What else strikes me about this book is the author's desperate hunger to be a writer. From the earliest age all he wanted to do was write. He dropped out of school, alienating his parents and starved for years, for his craft, for his art. I am terribly jealous of this, both of his ability to conjure up the most magical and wonderful landscapes for his characters, the depths of his emotional insights, and his discipline. I too, have always wanted to be an artist, but thru a combination of...all sorts of things....it didn't work out like that. For whatever reason(s) my parents never encouraged me in drawing and painting, which I always wanted to do, but I got lots of encouragement for music and acting. I guess I was always something of a middling talent, because even though I was granted years of music lessons, I don't recall ever being singled out as good at it, or described by anyone as that. With acting it was bit of a different story, as I loved it, took to it at a very early age, and started regularly performing in community, school, and church theatre. However, somewhere, somehow, along the way I also picked up the virus "lack of self-confidence", which must be the most corrosive of diseases, as it can cause both the physical and mental muscles to atrophy from lack of exercise. How I got infected with this disease I am not sure, and I don't want to use this space to cast stones; besides it doesn't really matter anymore as I am not a character in Russian novel, trapped and doomed by the past.

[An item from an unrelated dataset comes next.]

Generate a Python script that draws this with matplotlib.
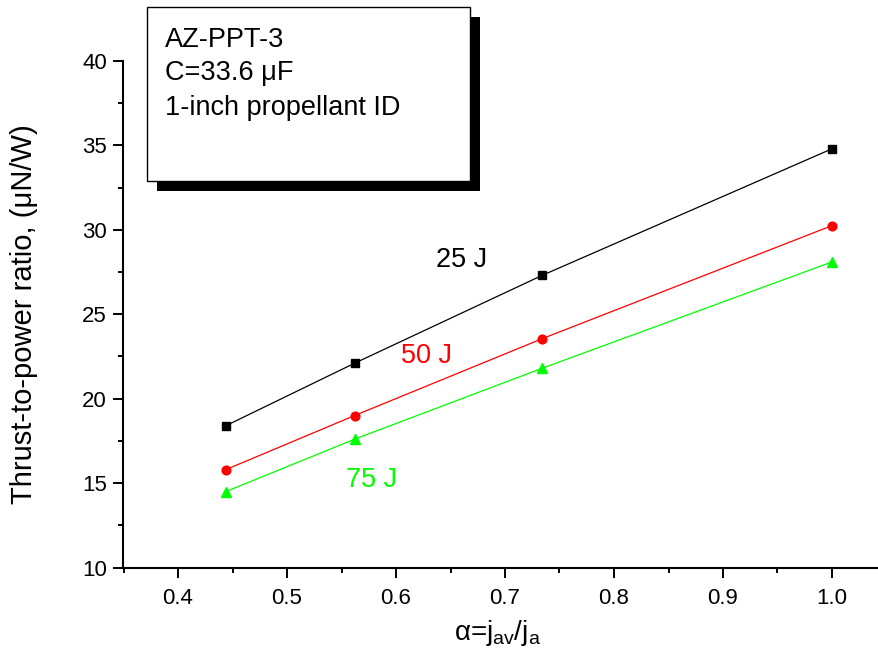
import matplotlib
matplotlib.use("Agg")
import matplotlib.pyplot as plt
from matplotlib.patches import Rectangle
from matplotlib.ticker import MultipleLocator

plt.rcParams["font.family"] = ["Liberation Sans", "DejaVu Sans"]
plt.rcParams["mathtext.fontset"] = "custom"
plt.rcParams["mathtext.rm"] = "Liberation Sans"

# data
alpha = [0.444, 0.562, 0.734, 1.0]
tp_25J = [18.4, 22.1, 27.3, 34.8]
tp_50J = [15.8, 19.0, 23.55, 30.25]
tp_75J = [14.5, 17.6, 21.8, 28.1]

series = [
    ("25 J", tp_25J, "black", "s", 5.5, (0.637, 28.2)),
    ("50 J", tp_50J, "#ff0000", "o", 6.3, (0.605, 22.5)),
    ("75 J", tp_75J, "#00ff00", "^", 6.5, (0.554, 15.2)),
]

W, H = 879, 663
fig = plt.figure(figsize=(W / 100, H / 100), dpi=100)
ax = fig.add_axes([123.5 / W, 95.5 / H, 763 / W, 506.5 / H])

for name, vals, col, mk, ms, pos in series:
    ax.plot(alpha, vals, color=col, lw=0.9, marker=mk, ms=ms, clip_on=False)
    ax.text(pos[0], pos[1], name, color=col, fontsize=19.5, ha="left", va="center")

ax.set_xlim(0.35, 1.05)
ax.set_ylim(10, 40)
ax.xaxis.set_major_locator(MultipleLocator(0.1))
ax.xaxis.set_minor_locator(MultipleLocator(0.05))
ax.yaxis.set_major_locator(MultipleLocator(5))
ax.yaxis.set_minor_locator(MultipleLocator(2.5))
ax.xaxis.set_major_formatter(plt.FuncFormatter(lambda v, p: f"{v:.1f}"))

for s in ["top", "right"]:
    ax.spines[s].set_visible(False)
for s in ["left", "bottom"]:
    ax.spines[s].set_linewidth(1.5)

ax.tick_params(which="major", direction="out", length=7, width=1.4, labelsize=16)
ax.tick_params(which="minor", direction="out", length=3.6, width=1.4)
ax.tick_params(axis="x", which="major", pad=8)
ax.tick_params(axis="y", which="major", pad=5)

ax.set_ylabel("Thrust-to-power ratio, (μN/W)", fontsize=21)
ax.yaxis.set_label_coords(-0.112, 0.5)
ax.set_xlabel(r"α=$\mathregular{j_{av}/j_a}$", fontsize=20)
ax.xaxis.set_label_coords(0.49, -0.1)

# info box with drop shadow
fig.add_artist(Rectangle((157 / W, 1 - 191 / H), 323 / W, 174 / H,
                         transform=fig.transFigure, facecolor="black", edgecolor="none"))
fig.add_artist(Rectangle((147 / W, 1 - 181 / H), 323 / W, 174 / H,
                         transform=fig.transFigure, facecolor="white", edgecolor="black", lw=1))
box_lines = ["AZ-PPT-3", "C=33.6 μF", "1-inch propellant ID"]
baselines = [47, 80, 115]
for line, b in zip(box_lines, baselines):
    fig.text(165 / W, 1 - b / H, line, fontsize=19.5, ha="left", va="baseline")

fig.savefig("out.png", dpi=100)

So in my mid-20s I put down the youthful exercises and "came of age". I stopped acting, dropped the music lessons, forgo any thought of art, as I believed at the time that it was my responsibility to focus on getting an education and a job. But in the back of my mind I grieved a bit, I always wanted to create art, of some kind, somehow. And now that I am older I have taken up this desire in earnest, and what I am discovering is rather interesting. I have taken it upon myself to paint a few canvasses, but since I have never been trained in perspective all my shapes come across as flat. However I do love to paint, as I love pushing colors across the canvasses with brushes, its both soothing and fulfilling. So I am now taking beginning drawing classes from a close friend, who is teaching me how to measure and draw perspective, how to shade, how to judge the light, and how to use the tools of the trade - the different pencils and charcoals, the erasers, what paper to use, etc. Its both fascinating and frustrating.

A big reason why I didn't draw from a young age is that I always thought my drawings were ugly. Flat, little tonal differences, little use of shading, is what I remember and what I remember hating. Yes, hating. I never liked my art; now I do. But, what I am also noticing, and what was always there, is a lack of simple patience with myself; if the drawing doesn't go right the first time my initial overriding desire is to rip it up and start over, or to just throw something and walk away from it altogether. So my art teacher points this out again and again, that I don't take well to criticism, that I want it to go right, right at the start, that it takes years to learn these techniques. All correct, absolutely. I have to give up those voices in my head telling me its ugly, it has to be right from the start, I have to let myself sink into the process, that the point is not the finish but the journey.